The Digital Hub cluster, which today comprises 80 companies employing 700 people, is due to come under the auspices of Dublin City Council this year. The city council has plans to develop Dublin as a hub for digital and green enterprises.
Since its founding in 2003, it has supported more than 2,000 jobs and 170 enterprises.
Opportunities in digital healthcare
Flynn went on to highlight the ever-changing nature of the digital space, saying: “One of the big areas of growth and development is now in the realm of health, including data mapping and app development for community, primary and tertiary care use.
“Digital start-ups which seek to address these emerging opportunities – and challenges – need a supportive environment. Apart from flexible space, they benefit from co-operation with like-minded enterprises, gaining seamless access to research and development and having support and advice services on hand. Without this infrastructure, too many start-ups fail and too many good ideas are never brought to the fore.

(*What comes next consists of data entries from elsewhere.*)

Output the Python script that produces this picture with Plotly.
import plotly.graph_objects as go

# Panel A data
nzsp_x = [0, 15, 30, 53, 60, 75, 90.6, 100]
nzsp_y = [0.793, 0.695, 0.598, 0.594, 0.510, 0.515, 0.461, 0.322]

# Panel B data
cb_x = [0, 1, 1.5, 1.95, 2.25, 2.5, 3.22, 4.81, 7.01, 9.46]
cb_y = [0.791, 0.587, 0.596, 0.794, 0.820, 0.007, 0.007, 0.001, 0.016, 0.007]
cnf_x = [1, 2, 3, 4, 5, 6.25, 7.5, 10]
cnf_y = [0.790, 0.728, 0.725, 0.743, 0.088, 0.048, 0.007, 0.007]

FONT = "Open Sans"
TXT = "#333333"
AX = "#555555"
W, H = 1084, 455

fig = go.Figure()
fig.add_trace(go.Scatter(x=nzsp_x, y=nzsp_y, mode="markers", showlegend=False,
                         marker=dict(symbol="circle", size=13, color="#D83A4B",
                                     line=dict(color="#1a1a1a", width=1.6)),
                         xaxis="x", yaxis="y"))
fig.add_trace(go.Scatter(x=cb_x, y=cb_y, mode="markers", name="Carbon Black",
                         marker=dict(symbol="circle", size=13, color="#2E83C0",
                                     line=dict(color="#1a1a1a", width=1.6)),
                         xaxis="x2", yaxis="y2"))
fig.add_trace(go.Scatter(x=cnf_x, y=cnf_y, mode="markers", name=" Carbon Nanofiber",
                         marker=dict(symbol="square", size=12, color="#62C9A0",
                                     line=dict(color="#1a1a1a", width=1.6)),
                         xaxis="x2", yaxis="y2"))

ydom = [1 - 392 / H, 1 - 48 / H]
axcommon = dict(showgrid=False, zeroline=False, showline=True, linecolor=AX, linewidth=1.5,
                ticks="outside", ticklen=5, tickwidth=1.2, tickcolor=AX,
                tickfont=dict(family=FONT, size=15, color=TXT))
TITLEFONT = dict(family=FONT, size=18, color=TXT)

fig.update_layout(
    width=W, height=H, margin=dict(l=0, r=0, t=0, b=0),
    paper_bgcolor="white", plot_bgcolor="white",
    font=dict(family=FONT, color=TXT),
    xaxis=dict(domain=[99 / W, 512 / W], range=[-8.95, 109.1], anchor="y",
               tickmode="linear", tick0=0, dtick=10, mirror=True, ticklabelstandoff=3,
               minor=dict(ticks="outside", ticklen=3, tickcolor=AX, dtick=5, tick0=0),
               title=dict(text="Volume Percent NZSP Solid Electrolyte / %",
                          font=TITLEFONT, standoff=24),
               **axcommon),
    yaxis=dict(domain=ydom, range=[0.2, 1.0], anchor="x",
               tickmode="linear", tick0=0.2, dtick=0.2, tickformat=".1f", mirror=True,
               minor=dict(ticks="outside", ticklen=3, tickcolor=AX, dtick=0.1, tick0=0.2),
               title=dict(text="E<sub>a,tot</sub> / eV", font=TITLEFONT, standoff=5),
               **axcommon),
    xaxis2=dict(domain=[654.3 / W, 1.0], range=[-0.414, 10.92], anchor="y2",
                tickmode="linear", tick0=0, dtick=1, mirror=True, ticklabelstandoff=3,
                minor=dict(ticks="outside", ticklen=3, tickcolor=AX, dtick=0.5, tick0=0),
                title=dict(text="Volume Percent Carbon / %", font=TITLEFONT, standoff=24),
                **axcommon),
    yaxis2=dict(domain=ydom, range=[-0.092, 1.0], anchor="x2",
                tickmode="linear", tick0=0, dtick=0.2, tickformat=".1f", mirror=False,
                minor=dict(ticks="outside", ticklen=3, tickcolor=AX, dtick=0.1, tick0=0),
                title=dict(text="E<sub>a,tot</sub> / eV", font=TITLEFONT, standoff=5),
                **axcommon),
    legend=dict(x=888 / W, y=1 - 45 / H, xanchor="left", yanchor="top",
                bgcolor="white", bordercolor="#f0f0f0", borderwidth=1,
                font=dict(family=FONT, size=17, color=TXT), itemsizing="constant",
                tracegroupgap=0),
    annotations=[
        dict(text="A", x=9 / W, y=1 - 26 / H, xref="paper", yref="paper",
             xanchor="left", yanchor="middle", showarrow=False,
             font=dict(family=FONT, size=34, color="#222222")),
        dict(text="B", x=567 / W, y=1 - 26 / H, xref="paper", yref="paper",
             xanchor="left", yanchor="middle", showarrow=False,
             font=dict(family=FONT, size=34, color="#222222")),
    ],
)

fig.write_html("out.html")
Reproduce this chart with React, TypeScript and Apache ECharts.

“By talking to each other, and working together, the coming together of Europe’s eight digital clusters should act as a game-changer. The issues of the digital deficit and the importance of clustering in supporting one of our biggest future sectors deserve a collective and strong advocate.
“It is no surprise that so many countries look to create a ‘Silicon Valley’ which attracts entrepreneurs to innovate; deliver ideas into commercial products and public services, and create substantial high-quality employment opportunities,” Flynn told the leaders of Europe’s digital clusters.